The contest is offered each year in May and emphasizes the importance of engineers performing to the highest principles of ethical conduct. Engineers are expected to exhibit the highest standards of honesty and integrity since engineering has a direct impact on the quality of life for all people. For the contest, the society's Board of Ethical Review furnished three key ethical issues. Participants were asked to select one and develop a submission that expressed their views and demonstrated an understanding of the ethical issues involved.
The K-State team, which was the lone honorable mention in addition to the overall winner, consisted of Bretlynn Ward, junior in architectural engineering, Berryton; Mallory Seirer, sophomore in architectural engineering, Newton; Alexis Reid, junior in architectural engineering, Valley Center; and Maren Ellis, May 2022 graduate in mechanical engineering, Omaha, Nebraska.

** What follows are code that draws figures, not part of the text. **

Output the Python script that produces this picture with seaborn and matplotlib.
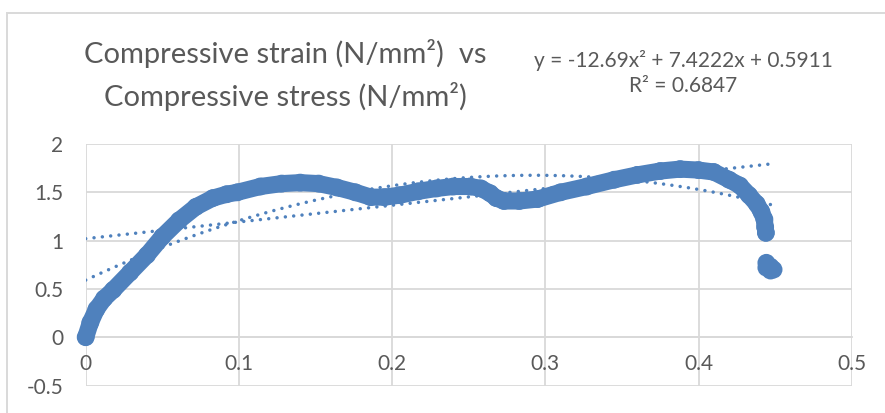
import numpy as np
import pandas as pd
import matplotlib
matplotlib.use("Agg")
import matplotlib.pyplot as plt
from matplotlib.patches import Rectangle
import seaborn as sns

# ---- data ----
strain = [0.000, 0.003, 0.007, 0.012, 0.018, 0.029, 0.040, 0.050, 0.061,
          0.072, 0.083, 0.092, 0.099, 0.114, 0.128, 0.140, 0.152, 0.164, 0.176,
          0.186, 0.195, 0.205, 0.217, 0.229, 0.240, 0.251, 0.258, 0.264, 0.268,
          0.273, 0.283, 0.295, 0.310, 0.327, 0.345, 0.360, 0.375, 0.388, 0.400,
          0.410, 0.420, 0.427, 0.433, 0.438, 0.441, 0.443, 0.4435, 0.444]
stress = [0.00, 0.15, 0.29, 0.40, 0.49, 0.67, 0.85, 1.04, 1.21,
          1.35, 1.44, 1.48, 1.50, 1.56, 1.59, 1.60, 1.59, 1.55, 1.50,
          1.45, 1.45, 1.47, 1.51, 1.54, 1.56, 1.56, 1.54, 1.49, 1.44,
          1.41, 1.41, 1.43, 1.50, 1.56, 1.63, 1.68, 1.72, 1.74, 1.73,
          1.71, 1.63, 1.57, 1.47, 1.38, 1.30, 1.22, 1.14, 1.08]
tail_strain = [0.4443, 0.4443, 0.447, 0.449, 0.447]
tail_stress = [0.77, 0.72, 0.73, 0.70, 0.69]

poly_coef = [-12.69, 7.4222, 0.5911]      # quadratic trendline (from label)
lin_coef = [1.73, 1.02]                  # linear trendline
x_ticks = [0, 0.1, 0.2, 0.3, 0.4, 0.5]
y_ticks = [-0.5, 0, 0.5, 1, 1.5, 2]
title_text = "Compressive strain (N/mm\u00b2)  vs\nCompressive stress (N/mm\u00b2)"
eq_text = "y = -12.69x\u00b2 + 7.4222x + 0.5911\nR\u00b2 = 0.6847"

BLUE = "#4f81bd"
GRID = "#d9d9d9"
TXT = "#595959"

sns.set_theme(style="white")
plt.rcParams['font.family'] = ['Lato', 'DejaVu Sans']

W, H = 885, 413
fig = plt.figure(figsize=(W / 100, H / 100), dpi=100)
ax = fig.add_axes([85.7 / W, 1 - 385.5 / H, (851.7 - 85.7) / W, (385.5 - 144) / H])

main = pd.DataFrame({"x": strain, "y": stress})
tail = pd.DataFrame({"x": tail_strain, "y": tail_stress})
allpts = pd.concat([main, tail], ignore_index=True)

sns.lineplot(data=main, x="x", y="y", sort=False, estimator=None, ax=ax,
             color=BLUE, linewidth=12.3, solid_capstyle="round",
             solid_joinstyle="round", zorder=3, clip_on=False)
sns.scatterplot(data=allpts, x="x", y="y", ax=ax, color=BLUE, s=165,
                edgecolor="none", linewidth=0, zorder=3, clip_on=False)

xs = np.linspace(0, max(tail_strain), 300)
trend = pd.DataFrame({"x": xs, "lin": np.polyval(lin_coef, xs),
                      "poly": np.polyval(poly_coef, xs)})
for col in ["lin", "poly"]:
    sns.lineplot(data=trend, x="x", y=col, ax=ax, color=BLUE, linewidth=2.5,
                 linestyle=(0, (0.01, 2.4)), dash_capstyle="round", zorder=4)

ax.set_xlim(0, 0.5)
ax.set_ylim(-0.5, 2)
ax.set_xticks(x_ticks)
ax.set_yticks(y_ticks)
ax.set_xticklabels([f"{v:g}" for v in x_ticks])
ax.set_yticklabels([f"{v:g}" for v in y_ticks])
ax.grid(True, color=GRID, lw=1.3)
ax.set_axisbelow(True)
for s in ["top", "right", "left"]:
    ax.spines[s].set_visible(False)
ax.spines["bottom"].set_position(("data", 0))
ax.spines["bottom"].set_color(GRID)
ax.spines["bottom"].set_linewidth(1.3)
ax.tick_params(axis="both", length=0, labelsize=15, labelcolor=TXT)
ax.tick_params(axis="x", pad=12)
ax.tick_params(axis="y", pad=16)
ax.set_xlabel("")
ax.set_ylabel("")

fig.text(285 / W, 1 - 75 / H, title_text, ha="center", va="center",
         fontsize=21, color=TXT, linespacing=1.62)
fig.text(683 / W, 1 - 73 / H, eq_text, ha="center", va="center",
         fontsize=15, color=TXT, linespacing=1.37)

fig.add_artist(Rectangle((7 / W, -0.2), 1.5, 1 - 13 / H + 0.2, fill=False,
                         edgecolor=GRID, lw=1.4, transform=fig.transFigure))

fig.savefig("out.png", dpi=100)
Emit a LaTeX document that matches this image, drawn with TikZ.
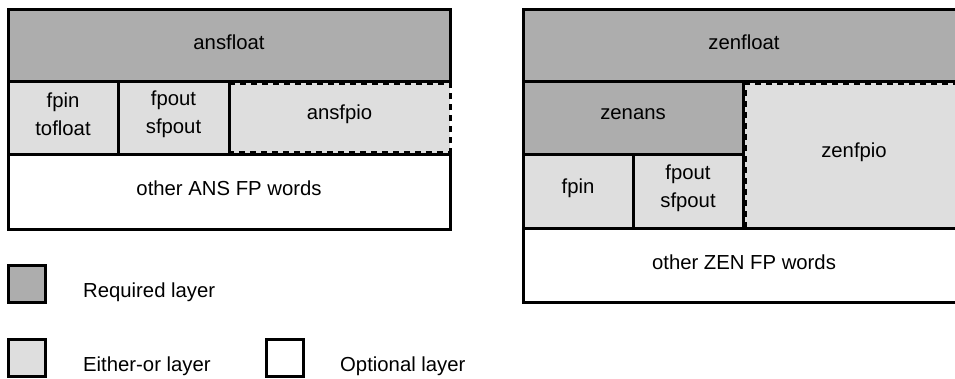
\documentclass[tikz,border=0pt]{standalone}
\usepackage{fontspec}
\setmainfont{Liberation Sans}
\definecolor{reqgray}{HTML}{ADADAD}
\definecolor{eogray}{HTML}{DEDEDE}
\begin{document}
\begin{tikzpicture}[x=1pt,y=-1pt,
  box/.style={draw=black, line width=3pt, inner sep=0pt, outer sep=0pt},
  req/.style={box, fill=reqgray},
  eo/.style={box, fill=eogray},
  opt/.style={box, fill=white},
  eofill/.style={fill=eogray, inner sep=0pt, outer sep=0pt},
  dsh/.style={draw=black, line width=3pt, dash pattern=on 6pt off 5pt},
  txt/.style={inner sep=0pt, align=center, font=\fontsize{20.3}{28}\selectfont},
  lbl/.style={inner sep=0pt, anchor=base west, font=\fontsize{20.3}{28}\selectfont}]
\useasboundingbox (0,0) rectangle (955,378);
\fill[white] (0,0) rectangle (955,378);
\clip (0,0) rectangle (955,378);
% left stack
\node[eofill, minimum width=221pt, minimum height=73pt] (ansfpio) at (339.5,117.5) {};
\draw[dsh] ([yshift=-2pt]ansfpio.north west) -- ([yshift=-2pt]ansfpio.north east)
  -- ([yshift=2pt]ansfpio.south east) -- ([yshift=2pt]ansfpio.south west);
\node[req, minimum width=442pt, minimum height=72pt] (ansfloat) at (229,45) {};
\node[eo, minimum width=110pt, minimum height=73pt] (fpinA) at (63,117.5) {};
\node[eo, minimum width=111pt, minimum height=73pt] (fpoutA) at (173.5,117.5) {};
\node[opt, minimum width=442pt, minimum height=75pt] (otherA) at (229,191.5) {};
\node[txt] (tansfpio) at ([yshift=3pt]ansfpio.center) {ansfpio};
\node[txt] (tansfloat) at ([yshift=3pt]ansfloat.center) {ansfloat};
\node[txt] (tfpinA) at ([yshift=3pt]fpinA.center) {fpin\\tofloat};
\node[txt] (tfpoutA) at ([yshift=3pt]fpoutA.center) {fpout\\sfpout};
\node[txt] (totherA) at ([yshift=3pt]otherA.center) {other ANS FP words};
% right stack
\node[eofill, minimum width=222pt, minimum height=147pt] (zenfpio) at (854,154.5) {};
\draw[dsh] ([xshift=2.5pt]zenfpio.south west) -- ([xshift=2.5pt,yshift=-2pt]zenfpio.north west)
  -- ([yshift=-2pt]zenfpio.north east);
\node[req, minimum width=442pt, minimum height=72pt] (zenfloat) at (744,45) {};
\node[req, minimum width=220pt, minimum height=73pt] (zenans) at (633,117.5) {};
\node[eo, minimum width=110pt, minimum height=74pt] (fpinB) at (578,191) {};
\node[eo, minimum width=110pt, minimum height=74pt] (fpoutB) at (688,191) {};
\node[opt, minimum width=442pt, minimum height=74pt] (otherB) at (744,265) {};
\node[txt] (tzenfpio) at ([yshift=2.5pt]zenfpio.center) {zenfpio};
\node[txt] (tzenfloat) at ([yshift=3pt]zenfloat.center) {zenfloat};
\node[txt] (tzenans) at ([yshift=3pt]zenans.center) {zenans};
\node[txt] (tfpinB) at ([yshift=3pt]fpinB.center) {fpin};
\node[txt] (tfpoutB) at ([yshift=3pt]fpoutB.center) {fpout\\sfpout};
\node[txt] (totherB) at ([yshift=3pt]otherB.center) {other ZEN FP words};
% legend
\node[req, minimum width=37pt, minimum height=37pt] (lreq) at (26.5,283.5) {};
\node[eo, minimum width=37pt, minimum height=37pt] (leo) at (26.5,357.5) {};
\node[opt, minimum width=37pt, minimum height=37pt] (lopt) at (284.5,357.5) {};
\node[lbl] (treq) at (83,297) {Required layer};
\node[lbl] (teo) at (83,371.5) {Either-or layer};
\node[lbl] (topt) at (340,371.5) {Optional layer};
\end{tikzpicture}
\end{document}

The team chose ethical issue No. 2, covering climate change and flooding. The question posed to the group centered on the ethical obligations of a consulting engineer who wants to conduct a costly analysis to confirm whether the project in question will increase the flood risk of upstream homes from the proposed development, as the code in the area has not been updated to reflect the realities of climate change and new weather patterns. The client wants to avoid the cost and hassle of a detailed analysis unless it's required by the regulatory authorities.
The group then answered a pair of questions regarding the ethics of the situation, including whether the engineer has an obligation to address or evaluate the impacts of a project on public health, safety and welfare with respect to climate change-induced conditions that have not yet occurred, and reasonable courses of action for engineering ethics in this situation.

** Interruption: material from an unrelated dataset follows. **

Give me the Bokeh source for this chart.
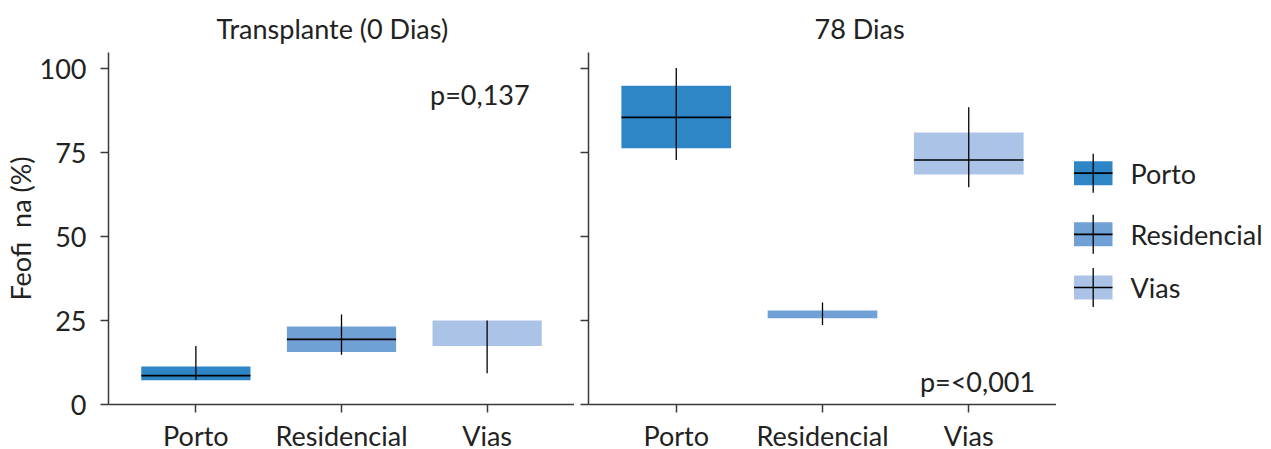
import math
from bokeh.plotting import figure
from bokeh.models import Range1d, FixedTicker, Label, ColumnDataSource
from bokeh.layouts import row
from bokeh.embed import file_html
from bokeh.resources import INLINE
from bokeh.core.properties import value

# ---------------- data ----------------
categories = ["Porto", "Residencial", "Vias"]
colors = ["#2E86C7", "#70A1D6", "#AAC3E6"]
panel_titles = ["Transplante (0 Dias)", "78 Dias"]
p_values = ["p=0,137", "p=<0,001"]
y_label = "Feofi\u00a0\u00a0na (%)"
y_ticks = [0, 25, 50, 75, 100]
nan = float("nan")

t0_low = [7.3, 14.8, 9.3]
t0_q1 = [7.2, 15.6, 17.4]
t0_median = [8.6, 19.4, nan]
t0_q3 = [11.3, 23.2, 25.0]
t0_high = [17.4, 26.8, 25.0]

t78_low = [72.8, 23.7, 64.7]
t78_q1 = [76.3, 25.7, 68.5]
t78_median = [85.5, nan, 72.8]
t78_q3 = [94.9, 28.0, 81.0]
t78_high = [100.2, 30.4, 88.5]

# ---------------- style ----------------
FONT = "Lato"
FS = "27px"
TXT = "#222222"
AXC = "#3a3a3a"
BOX_W = 0.75
TOP, BOTTOM, FH = 52, 45, 352


def make_panel(title, low, q1, med, q3, high, ptext, pxy, first, title_offset):
    p = figure(
        frame_width=466 if first else 468, frame_height=FH,
        x_range=Range1d(-0.6, 2.6), y_range=Range1d(0, 104.8),
        output_backend="svg", toolbar_location=None,
        min_border_left=107 if first else 14, min_border_right=0,
        min_border_top=TOP, min_border_bottom=BOTTOM,
    )
    p.outline_line_color = None
    p.grid.visible = False
    p.background_fill_color = "white"
    p.border_fill_color = "white"

    p.title.text = title
    p.title.align = "left"
    p.title.offset = title_offset
    p.title.text_font = FONT
    p.title.text_font_size = FS
    p.title.text_font_style = "normal"
    p.title.text_color = TXT
    p.title.standoff = 16

    xs = list(range(len(categories)))
    src = ColumnDataSource(dict(
        x=xs, low=low, q1=q1, med=med, q3=q3, high=high, color=colors,
        left=[x - BOX_W / 2 for x in xs], right=[x + BOX_W / 2 for x in xs],
    ))
    p.quad(left="left", right="right", bottom="q1", top="q3", fill_color="color",
           line_color=None, source=src)
    p.segment(x0="x", y0="low", x1="x", y1="high", line_color="black",
              line_width=1.3, source=src)
    p.segment(x0="left", y0="med", x1="right", y1="med", line_color="black",
              line_width=1.7, source=src)

    for ax in (p.xaxis[0], p.yaxis[0]):
        ax.axis_line_color = AXC
        ax.axis_line_width = 1.5
        ax.major_tick_line_color = AXC
        ax.major_tick_line_width = 1.5
        ax.major_tick_in = 0
        ax.major_tick_out = 8
        ax.minor_tick_line_color = None
        ax.major_label_text_font = FONT
        ax.major_label_text_font_size = FS
        ax.major_label_text_color = TXT

    p.xaxis.ticker = FixedTicker(ticks=xs)
    p.xaxis.major_label_overrides = {i: c for i, c in enumerate(categories)}
    p.xaxis.major_label_standoff = 6

    p.yaxis.ticker = FixedTicker(ticks=y_ticks)
    if first:
        p.yaxis.major_label_standoff = 14
        p.yaxis.axis_label = y_label
        p.yaxis.axis_label_text_font = FONT
        p.yaxis.axis_label_text_font_size = FS
        p.yaxis.axis_label_text_font_style = "normal"
        p.yaxis.axis_label_text_color = TXT
        p.yaxis.axis_label_standoff = 0
    else:
        # ticks only, no tick labels drawn
        p.yaxis.major_label_text_font_size = "1px"
        p.yaxis.major_label_text_color = None
        p.yaxis.major_label_standoff = 0

    p.add_layout(Label(x=pxy[0], y=pxy[1], text=ptext, text_align="center",
                       text_baseline="middle", text_font=FONT,
                       text_font_size=FS, text_color=TXT))
    return p


p1 = make_panel(panel_titles[0], t0_low, t0_q1, t0_median, t0_q3, t0_high,
                p_values[0], (1.95, 92.3), True, 108)
p2 = make_panel(panel_titles[1], t78_low, t78_q1, t78_median, t78_q3, t78_high,
                p_values[1], (2.06, 6.8), False, 226)

# ---------------- legend panel (coordinates = page pixels) ----------------
leg_rows = [172.7, 233.8, 287.0]   # vertical pixel positions of legend rows
leg = figure(
    frame_width=216, frame_height=FH,
    x_range=Range1d(1055, 1271), y_range=Range1d(404, 52),
    output_backend="svg", toolbar_location=None,
    x_axis_location=None, y_axis_location=None,
    min_border_left=0, min_border_right=0,
    min_border_top=TOP, min_border_bottom=BOTTOM,
)
leg.outline_line_color = None
leg.grid.visible = False
lsrc = ColumnDataSource(dict(
    y=leg_rows, top=[r - 12 for r in leg_rows], bottom=[r + 12 for r in leg_rows],
    wt=[r - 19.5 for r in leg_rows], wb=[r + 19.5 for r in leg_rows],
    color=colors, label=categories,
))
leg.quad(left=1072.5, right=1111, top="top", bottom="bottom", fill_color="color",
         line_color=None, source=lsrc)
leg.segment(x0=1091.7, x1=1091.7, y0="wt", y1="wb", line_color="black", line_width=1.3, source=lsrc)
leg.segment(x0=1072.5, x1=1111, y0="y", y1="y", line_color="black", line_width=1.7, source=lsrc)
leg.text(x=1129, y="y", text="label", text_baseline="middle", text_align="left",
         text_font=value(FONT), text_font_size=FS, text_color=TXT, source=lsrc)

layout = row(p1, p2, leg, spacing=0)
open("out.html", "w").write(file_html(layout, INLINE))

The faculty advisor for the team was Kimberly Waggle Kramer, G.E. Johnson construction science chair and professor in the GE Johnson Department of Architectural Engineering and Construction Science.
The contest was a class assignment in Introduction to Building Systems. The students were divided into five teams, with a Kansas Society of Professional Engineers mentor for each team. The society members who reviewed the submittal prior to completion were professional engineers Tom Roberts, Bill Heatherman, Wayne Nelson, Brian Foster and Daniel Berges.